Intervista all'arcivescovo anglicano Jackson dopo il Congresso eucaristico di Dublino
La responsabilità di camminare insieme
dal nostro inviato Mary Nolan
«Attraverso ogni battezzato la Chiesa viene modellata come comunità di partecipazione. Il battesimo permette alle diverse comunità cristiane di non vivere semplicemente in parallelo, bensì in maniera condivisa, “congiunte nel fine missionario di Dio”. Il ministero e la missione di Dio, nella Chiesa, per il mondo, sono responsabilità di tutto il popolo di Dio». È quanto ha affermato il reverendo Michael Jackson, arcivescovo anglicano di Dublin and Glendalough, durante la liturgia della Parola e dell'acqua presieduta nella giornata del Congresso eucaristico internazionale di Dublino dedicata all'ecumenismo. Al termine del Congresso, l'arcivescovo Michael Jackson, in questa intervista rilasciata al nostro giornale, si è soffermato sui rapporti tra anglicani e cattolici.
Nel corso di una recente conferenza stampa, lei ha dichiarato che le relazioni tra le Chiese sono ora «piuttosto naturali» e non sono più un momento in cui i leader «s'incontrano e vengono fotografati insieme» come fosse un evento straordinario. Cosa è cambiato?

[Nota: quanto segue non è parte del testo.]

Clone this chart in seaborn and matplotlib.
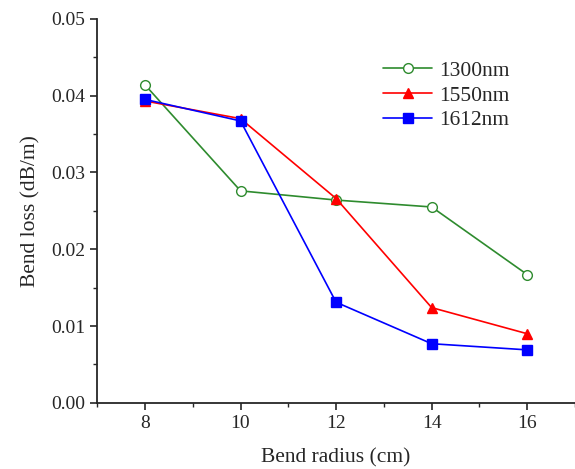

I fedeli delle nostre Chiese hanno raggiunto la certezza di condividere sia la fede sia il culto a un livello profondo. Ciò è nato grazie alla Settimana di preghiera per l'unità dei cristiani, fedelmente osservata anno dopo anno, ed è cresciuto andando anche oltre. Questo significa che il popolo di Dio, che costituisce la Chiesa, ne è l'ambasciatore nel mondo, non ha bisogno che i leader vengano fotografati insieme per dare identità e vitalità alla naturalezza dello stare insieme. Sotto molti aspetti sono loro a guidare noi, e il rapporto tra i leader e il popolo ci porta ben oltre dove potremmo andare da soli. Ritengo che questo avvenga ormai da una ventina d'anni. Le persone sono molto più a proprio agio quando si tratta di trovarsi insieme gli uni con gli altri, rispettando le differenze. In Irlanda la gente ha sempre superato i confini dell'appartenenza religiosa in famiglia, sebbene le istituzioni non l'abbiano aiutata molto. Le organizzazioni di assistenza sociale laiche e inter-denominazionali hanno favorito l'apertura di nuovi cammini. L'Irlanda continua inoltre a essere un Paese di comunità locali, e quindi le persone conoscono e beneficiano dell'amicizia reciproca e partecipano ai dispiaceri e ai bisogni altrui.
In cosa ha contribuito al cammino ecumenico in Irlanda il Congresso appena concluso?
Direi che certamente ha contribuito molto. La generosità dimostrata dall'arcivescovo Martin, dai laici e dal clero nei nostri confronti è stata eccezionale. Abbiamo avuto la possibilità di partecipare come volontari, come oratori, agli eventi per i giovani e ai workshop. Sotto molti aspetti, il Congresso eucaristico internazionale è diventato un festival del cristianesimo, e non lo dico con superficialità o trionfalismo. Tutti conosciamo le pene e le scandalose ferite causate e imposte alle persone all'interno della Chiesa da parte di alcuni suoi membri, e non ci si è sottratti neanche a questo bisogno di realismo. Il cammino che ha toccato sette chiese del centro cittadino comprendeva quella di St Anne a Dawson Street, che è una chiesa parrocchiale del XVIII secolo nella tradizione della Chiesa d'Irlanda. Anche questo ci ha coinvolti. Mi risulta che, fino a sabato 16, la chiesa sia stata visitata da 19.500 persone quasi come parte di un pellegrinaggio. La preghiera nella Christ church cathedral ha visto la presenza di un numero considerevole di partecipanti al Congresso eucaristico internazionale.
Qual è la sua impressione sulla cerimonia di chiusura?
C'è stato un forte senso di partecipazione. Per me è stata la prima celebrazione con una folla così grande: mi pare che fossero oltre 75.000 persone. È importante la sicurezza nel celebrare all'aperto e permettere al mondo intero di partecipare a tutto ciò attraverso la televisione e la radio.
Qual è in sintesi la sua esperienza del Congresso?
Il Congresso ha permesso alla gente comune di gioire insieme per essere figli di Dio. Potremo così tutti pensare ecumenicamente in maniera devota. Offre molte opportunità alle persone per continuare a impegnarsi, non ultimo nell'ambito dell'amicizia tra i giovani e nella condivisione delle questioni.